> Exercise requirements
The line holding "(hub) at (298,108);" is the last one to output; start at the first line of the data, keep every line in between exactly, and leave out pictures.

▼▼▼

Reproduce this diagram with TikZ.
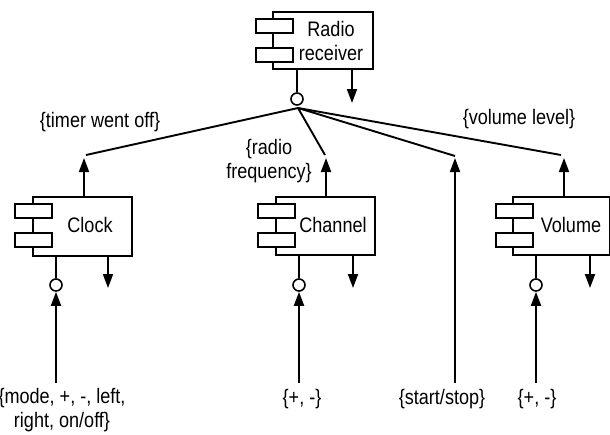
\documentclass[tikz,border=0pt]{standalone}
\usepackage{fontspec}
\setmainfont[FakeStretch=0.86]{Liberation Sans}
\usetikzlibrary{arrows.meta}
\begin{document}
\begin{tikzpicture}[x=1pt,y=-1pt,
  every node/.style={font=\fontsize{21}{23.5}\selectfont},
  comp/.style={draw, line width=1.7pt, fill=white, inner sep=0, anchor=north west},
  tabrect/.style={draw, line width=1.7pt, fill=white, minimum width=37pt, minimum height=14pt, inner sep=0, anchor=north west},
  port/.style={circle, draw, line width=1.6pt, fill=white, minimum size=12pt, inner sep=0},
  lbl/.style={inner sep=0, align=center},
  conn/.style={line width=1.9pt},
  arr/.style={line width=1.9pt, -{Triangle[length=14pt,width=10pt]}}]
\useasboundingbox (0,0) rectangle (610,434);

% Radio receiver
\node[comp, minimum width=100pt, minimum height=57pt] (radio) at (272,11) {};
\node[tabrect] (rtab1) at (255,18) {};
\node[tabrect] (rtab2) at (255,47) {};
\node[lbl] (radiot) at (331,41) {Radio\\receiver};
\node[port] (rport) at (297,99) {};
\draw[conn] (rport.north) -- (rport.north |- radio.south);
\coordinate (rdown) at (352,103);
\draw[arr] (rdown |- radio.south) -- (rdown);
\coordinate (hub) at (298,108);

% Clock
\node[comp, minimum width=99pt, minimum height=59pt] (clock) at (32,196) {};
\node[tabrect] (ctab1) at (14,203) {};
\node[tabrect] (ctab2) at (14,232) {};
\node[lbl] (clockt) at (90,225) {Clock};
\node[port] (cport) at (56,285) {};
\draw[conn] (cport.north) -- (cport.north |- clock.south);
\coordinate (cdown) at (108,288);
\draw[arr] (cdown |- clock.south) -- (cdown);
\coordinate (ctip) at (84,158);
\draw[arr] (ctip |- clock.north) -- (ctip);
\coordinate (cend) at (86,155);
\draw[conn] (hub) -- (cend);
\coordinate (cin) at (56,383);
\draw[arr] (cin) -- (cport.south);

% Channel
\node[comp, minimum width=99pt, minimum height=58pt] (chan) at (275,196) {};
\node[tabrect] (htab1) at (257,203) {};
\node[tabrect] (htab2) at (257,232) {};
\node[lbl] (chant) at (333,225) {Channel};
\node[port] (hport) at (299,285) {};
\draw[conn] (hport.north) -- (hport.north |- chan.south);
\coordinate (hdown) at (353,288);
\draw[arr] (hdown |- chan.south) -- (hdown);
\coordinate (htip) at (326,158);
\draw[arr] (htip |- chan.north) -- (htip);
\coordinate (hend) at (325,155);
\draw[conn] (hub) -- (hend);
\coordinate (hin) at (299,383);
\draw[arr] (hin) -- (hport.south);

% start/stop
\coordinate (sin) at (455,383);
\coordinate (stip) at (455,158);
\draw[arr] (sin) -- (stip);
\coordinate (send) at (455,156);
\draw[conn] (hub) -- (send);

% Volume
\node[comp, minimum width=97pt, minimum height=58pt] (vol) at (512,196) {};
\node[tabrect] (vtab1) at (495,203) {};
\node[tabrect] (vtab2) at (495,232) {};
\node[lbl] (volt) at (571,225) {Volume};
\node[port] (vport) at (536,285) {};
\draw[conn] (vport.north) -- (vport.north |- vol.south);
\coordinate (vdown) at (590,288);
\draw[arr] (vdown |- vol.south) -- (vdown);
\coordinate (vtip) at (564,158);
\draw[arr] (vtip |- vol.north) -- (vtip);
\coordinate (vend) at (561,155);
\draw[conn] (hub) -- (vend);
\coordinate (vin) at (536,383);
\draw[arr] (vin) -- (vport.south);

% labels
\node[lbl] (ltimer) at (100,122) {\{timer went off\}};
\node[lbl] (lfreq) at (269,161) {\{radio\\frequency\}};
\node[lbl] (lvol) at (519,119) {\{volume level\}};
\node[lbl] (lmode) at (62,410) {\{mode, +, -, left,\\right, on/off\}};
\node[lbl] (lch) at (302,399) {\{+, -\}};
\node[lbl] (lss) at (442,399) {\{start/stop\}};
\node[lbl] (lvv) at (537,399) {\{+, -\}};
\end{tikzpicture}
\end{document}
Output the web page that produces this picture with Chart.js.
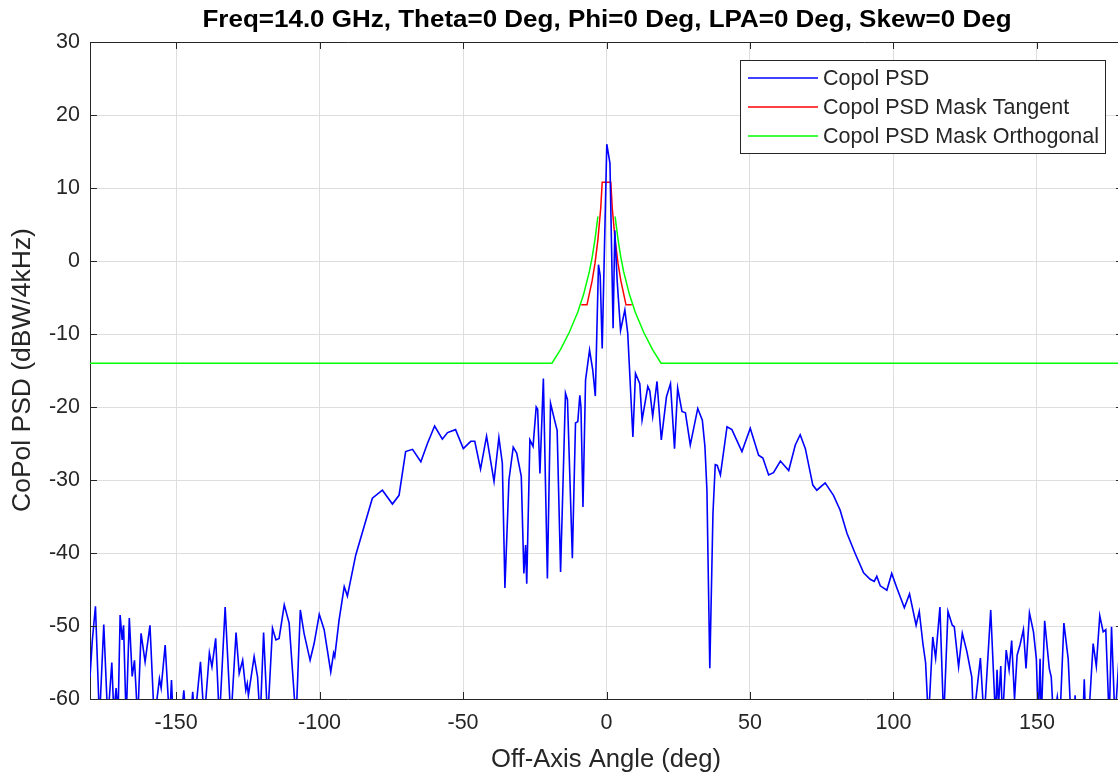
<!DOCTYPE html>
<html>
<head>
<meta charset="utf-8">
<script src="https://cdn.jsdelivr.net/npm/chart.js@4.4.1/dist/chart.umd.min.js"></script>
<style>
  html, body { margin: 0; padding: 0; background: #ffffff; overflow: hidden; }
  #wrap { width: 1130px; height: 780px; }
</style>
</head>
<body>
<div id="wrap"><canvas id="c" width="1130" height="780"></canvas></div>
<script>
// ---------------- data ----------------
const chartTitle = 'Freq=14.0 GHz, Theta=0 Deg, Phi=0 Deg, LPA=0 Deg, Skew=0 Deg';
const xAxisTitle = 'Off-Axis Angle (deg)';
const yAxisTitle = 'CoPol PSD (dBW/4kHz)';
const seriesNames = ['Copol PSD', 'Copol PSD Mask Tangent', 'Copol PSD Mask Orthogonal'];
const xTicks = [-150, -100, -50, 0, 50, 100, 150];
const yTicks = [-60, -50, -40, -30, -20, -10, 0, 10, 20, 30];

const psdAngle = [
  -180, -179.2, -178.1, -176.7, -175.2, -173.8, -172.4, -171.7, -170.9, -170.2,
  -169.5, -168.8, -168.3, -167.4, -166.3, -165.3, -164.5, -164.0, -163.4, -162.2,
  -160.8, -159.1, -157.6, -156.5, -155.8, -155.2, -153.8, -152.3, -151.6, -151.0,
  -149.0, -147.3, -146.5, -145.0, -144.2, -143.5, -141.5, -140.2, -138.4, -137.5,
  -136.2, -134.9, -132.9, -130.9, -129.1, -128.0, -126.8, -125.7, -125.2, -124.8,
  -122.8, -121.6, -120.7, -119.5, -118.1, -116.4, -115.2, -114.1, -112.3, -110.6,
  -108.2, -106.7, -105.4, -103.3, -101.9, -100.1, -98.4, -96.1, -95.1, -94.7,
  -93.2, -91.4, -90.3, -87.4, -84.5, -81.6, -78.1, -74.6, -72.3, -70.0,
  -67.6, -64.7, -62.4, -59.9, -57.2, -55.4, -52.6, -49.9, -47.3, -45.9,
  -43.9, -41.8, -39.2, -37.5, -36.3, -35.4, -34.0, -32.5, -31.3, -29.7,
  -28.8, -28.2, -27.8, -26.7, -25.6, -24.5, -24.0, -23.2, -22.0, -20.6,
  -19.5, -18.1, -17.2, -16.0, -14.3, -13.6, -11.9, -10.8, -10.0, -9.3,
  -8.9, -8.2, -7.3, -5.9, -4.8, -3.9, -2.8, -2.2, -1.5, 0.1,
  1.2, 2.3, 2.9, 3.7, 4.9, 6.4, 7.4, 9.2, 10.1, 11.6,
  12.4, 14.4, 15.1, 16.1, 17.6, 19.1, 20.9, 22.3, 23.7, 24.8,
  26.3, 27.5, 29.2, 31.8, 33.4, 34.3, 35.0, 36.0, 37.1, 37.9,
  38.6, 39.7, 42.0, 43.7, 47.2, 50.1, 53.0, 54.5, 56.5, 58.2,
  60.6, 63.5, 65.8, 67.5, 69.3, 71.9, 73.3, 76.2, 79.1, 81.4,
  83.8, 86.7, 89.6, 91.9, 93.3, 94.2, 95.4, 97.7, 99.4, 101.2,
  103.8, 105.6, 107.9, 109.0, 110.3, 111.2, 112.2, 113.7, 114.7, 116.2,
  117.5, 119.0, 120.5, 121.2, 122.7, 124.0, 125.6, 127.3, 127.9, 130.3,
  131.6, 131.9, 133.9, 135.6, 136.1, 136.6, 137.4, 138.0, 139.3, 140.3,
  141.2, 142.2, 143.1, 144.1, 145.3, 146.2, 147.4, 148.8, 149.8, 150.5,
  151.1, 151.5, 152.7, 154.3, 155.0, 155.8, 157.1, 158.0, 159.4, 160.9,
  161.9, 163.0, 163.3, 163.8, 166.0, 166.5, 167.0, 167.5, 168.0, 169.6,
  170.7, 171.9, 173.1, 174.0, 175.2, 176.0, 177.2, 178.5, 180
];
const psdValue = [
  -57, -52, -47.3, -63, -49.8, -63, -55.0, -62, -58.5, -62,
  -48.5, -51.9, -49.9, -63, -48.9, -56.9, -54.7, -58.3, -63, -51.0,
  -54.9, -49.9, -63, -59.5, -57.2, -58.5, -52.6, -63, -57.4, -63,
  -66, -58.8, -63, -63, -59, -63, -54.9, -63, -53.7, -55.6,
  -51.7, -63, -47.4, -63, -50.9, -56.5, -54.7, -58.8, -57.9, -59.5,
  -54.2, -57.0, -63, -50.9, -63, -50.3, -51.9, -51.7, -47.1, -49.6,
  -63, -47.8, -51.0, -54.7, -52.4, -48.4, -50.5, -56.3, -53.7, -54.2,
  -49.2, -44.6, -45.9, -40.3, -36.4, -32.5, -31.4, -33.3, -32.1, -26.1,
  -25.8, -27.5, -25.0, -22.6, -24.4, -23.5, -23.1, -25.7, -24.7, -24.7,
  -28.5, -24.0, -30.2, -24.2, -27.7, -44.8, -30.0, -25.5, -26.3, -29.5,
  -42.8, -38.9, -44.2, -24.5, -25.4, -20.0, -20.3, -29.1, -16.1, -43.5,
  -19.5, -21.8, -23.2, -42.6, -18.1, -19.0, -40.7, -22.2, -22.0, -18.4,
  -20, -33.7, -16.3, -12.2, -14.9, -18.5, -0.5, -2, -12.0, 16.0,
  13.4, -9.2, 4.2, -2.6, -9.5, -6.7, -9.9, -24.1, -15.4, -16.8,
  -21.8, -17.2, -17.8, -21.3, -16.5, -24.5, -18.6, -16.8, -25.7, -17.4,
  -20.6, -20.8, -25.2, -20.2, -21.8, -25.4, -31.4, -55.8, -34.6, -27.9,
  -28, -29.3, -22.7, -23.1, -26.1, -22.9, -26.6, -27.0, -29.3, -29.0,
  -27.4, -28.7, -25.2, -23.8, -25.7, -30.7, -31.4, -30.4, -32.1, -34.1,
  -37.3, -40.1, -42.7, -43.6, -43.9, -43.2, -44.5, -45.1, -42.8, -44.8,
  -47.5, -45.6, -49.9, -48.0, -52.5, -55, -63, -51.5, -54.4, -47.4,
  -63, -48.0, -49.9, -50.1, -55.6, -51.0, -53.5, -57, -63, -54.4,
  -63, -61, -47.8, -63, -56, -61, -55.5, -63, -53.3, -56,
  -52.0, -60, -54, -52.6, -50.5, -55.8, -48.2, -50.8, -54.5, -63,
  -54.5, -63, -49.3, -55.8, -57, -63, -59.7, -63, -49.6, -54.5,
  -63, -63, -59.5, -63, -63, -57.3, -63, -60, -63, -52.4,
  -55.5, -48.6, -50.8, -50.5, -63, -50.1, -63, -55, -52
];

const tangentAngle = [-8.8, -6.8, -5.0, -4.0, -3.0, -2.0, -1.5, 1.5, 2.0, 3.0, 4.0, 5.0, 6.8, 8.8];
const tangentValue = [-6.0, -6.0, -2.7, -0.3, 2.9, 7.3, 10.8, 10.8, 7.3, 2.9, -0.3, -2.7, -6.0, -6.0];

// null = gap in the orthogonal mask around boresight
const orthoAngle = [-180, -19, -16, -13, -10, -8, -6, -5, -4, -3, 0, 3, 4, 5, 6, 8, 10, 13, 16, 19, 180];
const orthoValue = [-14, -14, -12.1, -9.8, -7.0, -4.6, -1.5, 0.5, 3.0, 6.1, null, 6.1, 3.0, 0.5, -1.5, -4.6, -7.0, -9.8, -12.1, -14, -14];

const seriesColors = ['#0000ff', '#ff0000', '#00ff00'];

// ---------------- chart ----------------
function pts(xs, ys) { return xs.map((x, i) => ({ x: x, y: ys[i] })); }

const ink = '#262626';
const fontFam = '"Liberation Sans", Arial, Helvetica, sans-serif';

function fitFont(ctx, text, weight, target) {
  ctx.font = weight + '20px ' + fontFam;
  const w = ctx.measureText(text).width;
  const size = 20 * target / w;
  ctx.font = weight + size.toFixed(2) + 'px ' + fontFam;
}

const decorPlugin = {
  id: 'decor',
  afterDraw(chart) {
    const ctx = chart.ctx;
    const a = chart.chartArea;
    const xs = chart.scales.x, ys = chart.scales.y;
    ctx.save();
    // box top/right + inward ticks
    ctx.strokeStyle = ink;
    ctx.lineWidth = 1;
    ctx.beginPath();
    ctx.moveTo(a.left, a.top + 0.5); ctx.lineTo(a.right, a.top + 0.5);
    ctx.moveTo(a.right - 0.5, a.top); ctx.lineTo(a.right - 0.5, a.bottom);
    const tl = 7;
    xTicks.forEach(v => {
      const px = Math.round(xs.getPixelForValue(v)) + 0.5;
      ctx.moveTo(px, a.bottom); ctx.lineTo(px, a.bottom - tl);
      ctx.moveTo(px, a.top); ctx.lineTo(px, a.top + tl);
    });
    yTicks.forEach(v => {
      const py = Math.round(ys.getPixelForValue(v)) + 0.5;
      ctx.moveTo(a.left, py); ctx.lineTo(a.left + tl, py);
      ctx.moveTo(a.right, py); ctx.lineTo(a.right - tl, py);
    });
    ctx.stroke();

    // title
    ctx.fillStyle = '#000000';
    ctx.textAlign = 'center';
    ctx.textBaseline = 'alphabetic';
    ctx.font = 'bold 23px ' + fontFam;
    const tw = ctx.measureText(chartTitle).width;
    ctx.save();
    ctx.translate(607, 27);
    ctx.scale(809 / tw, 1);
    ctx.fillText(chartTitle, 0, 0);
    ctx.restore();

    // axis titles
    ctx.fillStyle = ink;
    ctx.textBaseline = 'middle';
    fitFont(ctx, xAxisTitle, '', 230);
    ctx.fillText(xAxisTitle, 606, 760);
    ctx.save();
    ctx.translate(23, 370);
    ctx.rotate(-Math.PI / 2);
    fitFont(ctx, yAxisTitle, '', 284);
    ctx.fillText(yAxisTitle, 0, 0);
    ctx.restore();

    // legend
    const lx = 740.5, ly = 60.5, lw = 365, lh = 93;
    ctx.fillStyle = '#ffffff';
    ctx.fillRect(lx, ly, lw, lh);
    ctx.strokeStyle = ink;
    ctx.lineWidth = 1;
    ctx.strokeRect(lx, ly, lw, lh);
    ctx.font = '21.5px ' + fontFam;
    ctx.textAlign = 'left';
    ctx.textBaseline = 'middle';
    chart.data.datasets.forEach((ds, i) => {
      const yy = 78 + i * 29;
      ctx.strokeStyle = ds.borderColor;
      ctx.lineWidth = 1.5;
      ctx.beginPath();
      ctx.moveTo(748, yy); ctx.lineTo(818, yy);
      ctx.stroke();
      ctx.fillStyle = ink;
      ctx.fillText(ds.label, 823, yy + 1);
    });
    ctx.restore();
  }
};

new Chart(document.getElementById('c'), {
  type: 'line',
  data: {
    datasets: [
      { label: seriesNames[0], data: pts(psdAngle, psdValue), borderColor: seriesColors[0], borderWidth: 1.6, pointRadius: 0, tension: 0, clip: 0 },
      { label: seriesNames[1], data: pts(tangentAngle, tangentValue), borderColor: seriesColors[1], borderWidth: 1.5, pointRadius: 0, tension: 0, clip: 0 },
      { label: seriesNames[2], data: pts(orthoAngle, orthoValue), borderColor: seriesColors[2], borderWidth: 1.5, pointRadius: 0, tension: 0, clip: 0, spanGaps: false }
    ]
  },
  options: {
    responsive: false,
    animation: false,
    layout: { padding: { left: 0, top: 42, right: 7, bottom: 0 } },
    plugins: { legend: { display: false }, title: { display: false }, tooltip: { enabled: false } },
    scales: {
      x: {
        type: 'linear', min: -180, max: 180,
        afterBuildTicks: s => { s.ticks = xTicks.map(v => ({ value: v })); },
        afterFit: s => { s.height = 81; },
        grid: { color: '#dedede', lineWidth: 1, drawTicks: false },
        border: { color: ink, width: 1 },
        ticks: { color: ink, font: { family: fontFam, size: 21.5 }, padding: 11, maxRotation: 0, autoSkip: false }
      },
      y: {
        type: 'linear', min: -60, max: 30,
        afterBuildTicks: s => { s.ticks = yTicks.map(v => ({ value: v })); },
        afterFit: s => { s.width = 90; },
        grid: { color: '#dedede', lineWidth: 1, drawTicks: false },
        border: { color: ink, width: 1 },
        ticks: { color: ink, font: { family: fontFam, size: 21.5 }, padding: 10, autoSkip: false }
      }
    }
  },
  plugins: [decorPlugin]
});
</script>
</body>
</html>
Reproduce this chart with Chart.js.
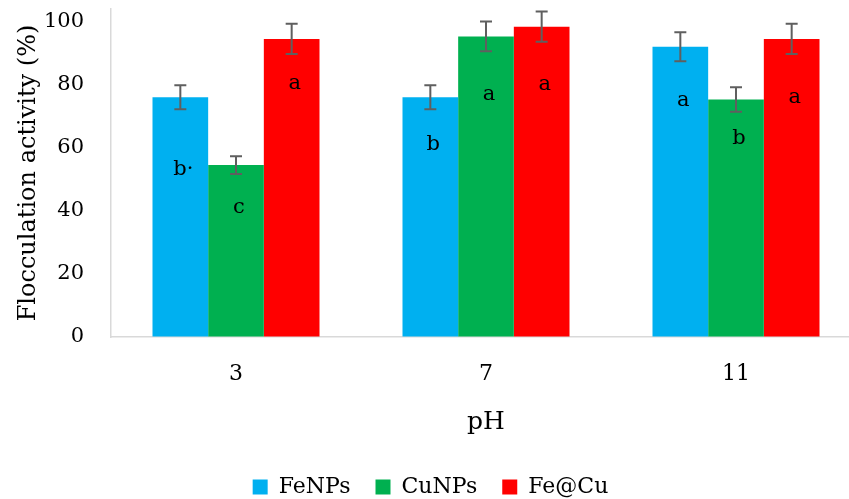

▲▲▲

> Answer for the task
Reproduce this diagram with TikZ.
\documentclass[tikz,border=0pt]{standalone}
\usepackage{fontspec}
\setmainfont[FakeStretch=0.86]{Liberation Sans}
\usetikzlibrary{arrows.meta}
\begin{document}
\begin{tikzpicture}[x=1pt,y=-1pt,
  every node/.style={font=\fontsize{21}{23.5}\selectfont},
  comp/.style={draw, line width=1.7pt, fill=white, inner sep=0, anchor=north west},
  tabrect/.style={draw, line width=1.7pt, fill=white, minimum width=37pt, minimum height=14pt, inner sep=0, anchor=north west},
  port/.style={circle, draw, line width=1.6pt, fill=white, minimum size=12pt, inner sep=0},
  lbl/.style={inner sep=0, align=center},
  conn/.style={line width=1.9pt},
  arr/.style={line width=1.9pt, -{Triangle[length=14pt,width=10pt]}}]
\useasboundingbox (0,0) rectangle (610,434);

% Radio receiver
\node[comp, minimum width=100pt, minimum height=57pt] (radio) at (272,11) {};
\node[tabrect] (rtab1) at (255,18) {};
\node[tabrect] (rtab2) at (255,47) {};
\node[lbl] (radiot) at (331,41) {Radio\\receiver};
\node[port] (rport) at (297,99) {};
\draw[conn] (rport.north) -- (rport.north |- radio.south);
\coordinate (rdown) at (352,103);
\draw[arr] (rdown |- radio.south) -- (rdown);
\coordinate (hub) at (298,108);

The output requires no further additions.